> GOAL OF THE EXERCISE
Retype all material exactly. Pictures stay out of the copy.

> DATASET SECTION
___

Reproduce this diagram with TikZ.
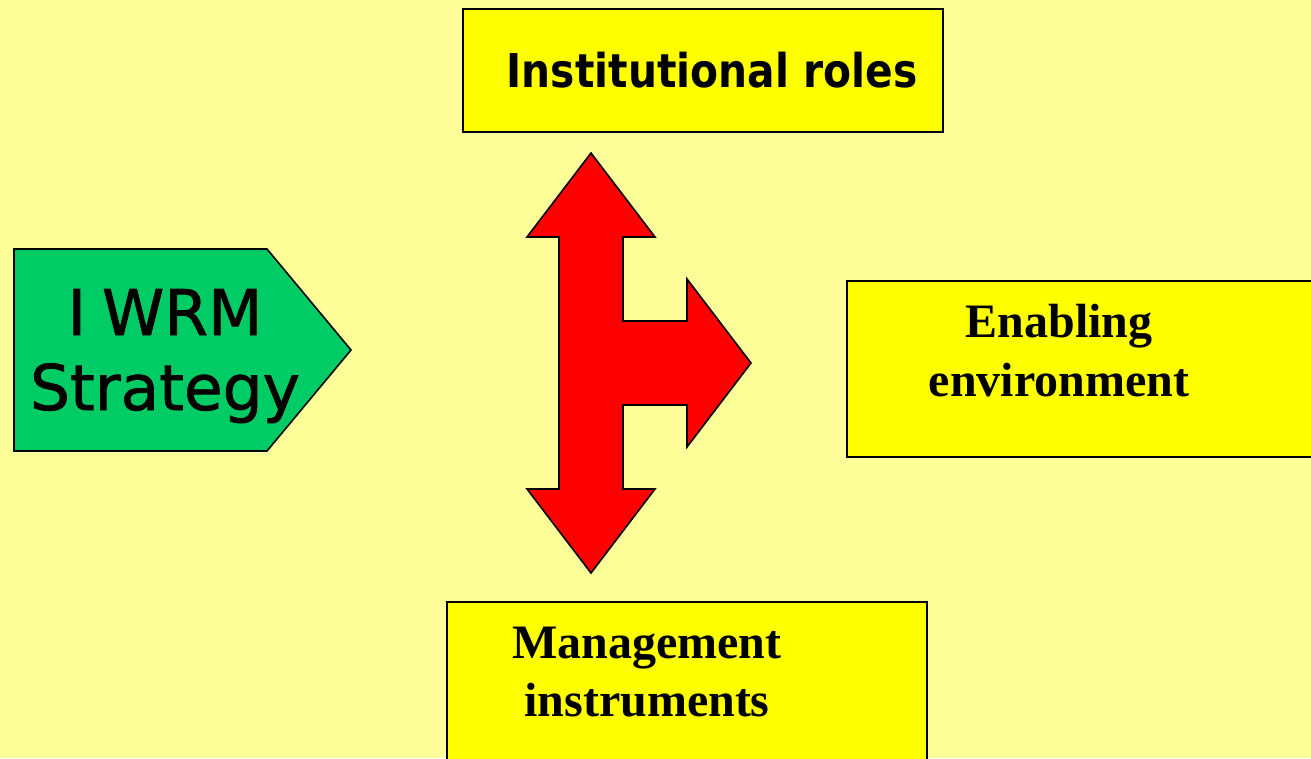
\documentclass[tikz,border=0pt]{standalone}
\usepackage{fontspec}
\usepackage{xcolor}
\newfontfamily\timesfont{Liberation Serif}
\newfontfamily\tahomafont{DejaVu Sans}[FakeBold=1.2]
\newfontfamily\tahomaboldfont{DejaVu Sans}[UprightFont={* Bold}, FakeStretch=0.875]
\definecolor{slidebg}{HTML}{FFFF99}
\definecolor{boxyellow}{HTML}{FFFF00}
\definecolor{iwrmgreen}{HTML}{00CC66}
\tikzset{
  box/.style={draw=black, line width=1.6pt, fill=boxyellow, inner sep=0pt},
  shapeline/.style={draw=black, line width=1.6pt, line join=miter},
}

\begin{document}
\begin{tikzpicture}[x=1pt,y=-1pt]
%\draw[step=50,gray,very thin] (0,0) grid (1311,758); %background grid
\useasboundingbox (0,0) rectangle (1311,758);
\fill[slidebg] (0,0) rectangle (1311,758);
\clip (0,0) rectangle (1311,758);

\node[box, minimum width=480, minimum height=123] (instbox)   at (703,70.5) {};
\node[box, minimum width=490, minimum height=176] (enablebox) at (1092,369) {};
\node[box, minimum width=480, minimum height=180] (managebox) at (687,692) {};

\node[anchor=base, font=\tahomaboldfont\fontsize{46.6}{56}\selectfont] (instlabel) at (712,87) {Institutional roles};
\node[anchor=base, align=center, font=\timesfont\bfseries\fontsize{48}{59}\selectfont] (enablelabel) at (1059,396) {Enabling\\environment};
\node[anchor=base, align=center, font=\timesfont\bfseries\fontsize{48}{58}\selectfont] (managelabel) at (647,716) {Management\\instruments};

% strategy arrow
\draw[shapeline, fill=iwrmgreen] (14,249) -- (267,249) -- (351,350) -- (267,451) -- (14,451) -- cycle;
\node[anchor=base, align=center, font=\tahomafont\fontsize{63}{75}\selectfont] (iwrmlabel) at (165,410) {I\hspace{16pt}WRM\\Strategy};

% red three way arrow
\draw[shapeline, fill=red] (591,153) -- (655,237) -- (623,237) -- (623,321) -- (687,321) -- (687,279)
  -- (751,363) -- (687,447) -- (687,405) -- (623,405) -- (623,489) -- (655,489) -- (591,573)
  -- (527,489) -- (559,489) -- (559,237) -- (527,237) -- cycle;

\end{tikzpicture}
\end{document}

___

> WORKED ANSWER
Reproduce this diagram with TikZ.
\documentclass[tikz,border=0pt]{standalone}
\usepackage{fontspec}
\usepackage{xcolor}
\newfontfamily\timesfont{Liberation Serif}
\newfontfamily\tahomafont{DejaVu Sans}[FakeBold=1.2]
\newfontfamily\tahomaboldfont{DejaVu Sans}[UprightFont={* Bold}, FakeStretch=0.875]
\definecolor{slidebg}{HTML}{FFFF99}
\definecolor{boxyellow}{HTML}{FFFF00}
\definecolor{iwrmgreen}{HTML}{00CC66}
\tikzset{
  box/.style={draw=black, line width=1.6pt, fill=boxyellow, inner sep=0pt},
  shapeline/.style={draw=black, line width=1.6pt, line join=miter},
}

\begin{document}
\begin{tikzpicture}[x=1pt,y=-1pt]
%\draw[step=50,gray,very thin] (0,0) grid (1311,758); %background grid
\useasboundingbox (0,0) rectangle (1311,758);
\fill[slidebg] (0,0) rectangle (1311,758);
\clip (0,0) rectangle (1311,758);

\node[box, minimum width=480, minimum height=123] (instbox)   at (703,70.5) {};
\node[box, minimum width=490, minimum height=176] (enablebox) at (1092,369) {};
\node[box, minimum width=480, minimum height=180] (managebox) at (687,692) {};

\node[anchor=base, font=\tahomaboldfont\fontsize{46.6}{56}\selectfont] (instlabel) at (712,87) {Institutional roles};
\node[anchor=base, align=center, font=\timesfont\bfseries\fontsize{48}{59}\selectfont] (enablelabel) at (1059,396) {Enabling\\environment};
\node[anchor=base, align=center, font=\timesfont\bfseries\fontsize{48}{58}\selectfont] (managelabel) at (647,716) {Management\\instruments};

% strategy arrow
\draw[shapeline, fill=iwrmgreen] (14,249) -- (267,249) -- (351,350) -- (267,451) -- (14,451) -- cycle;
\node[anchor=base, align=center, font=\tahomafont\fontsize{63}{75}\selectfont] (iwrmlabel) at (165,410) {I\hspace{16pt}WRM\\Strategy};

% red three way arrow
\draw[shapeline, fill=red] (591,153) -- (655,237) -- (623,237) -- (623,321) -- (687,321) -- (687,279)
  -- (751,363) -- (687,447) -- (687,405) -- (623,405) -- (623,489) -- (655,489) -- (591,573)
  -- (527,489) -- (559,489) -- (559,237) -- (527,237) -- cycle;

\end{tikzpicture}
\end{document}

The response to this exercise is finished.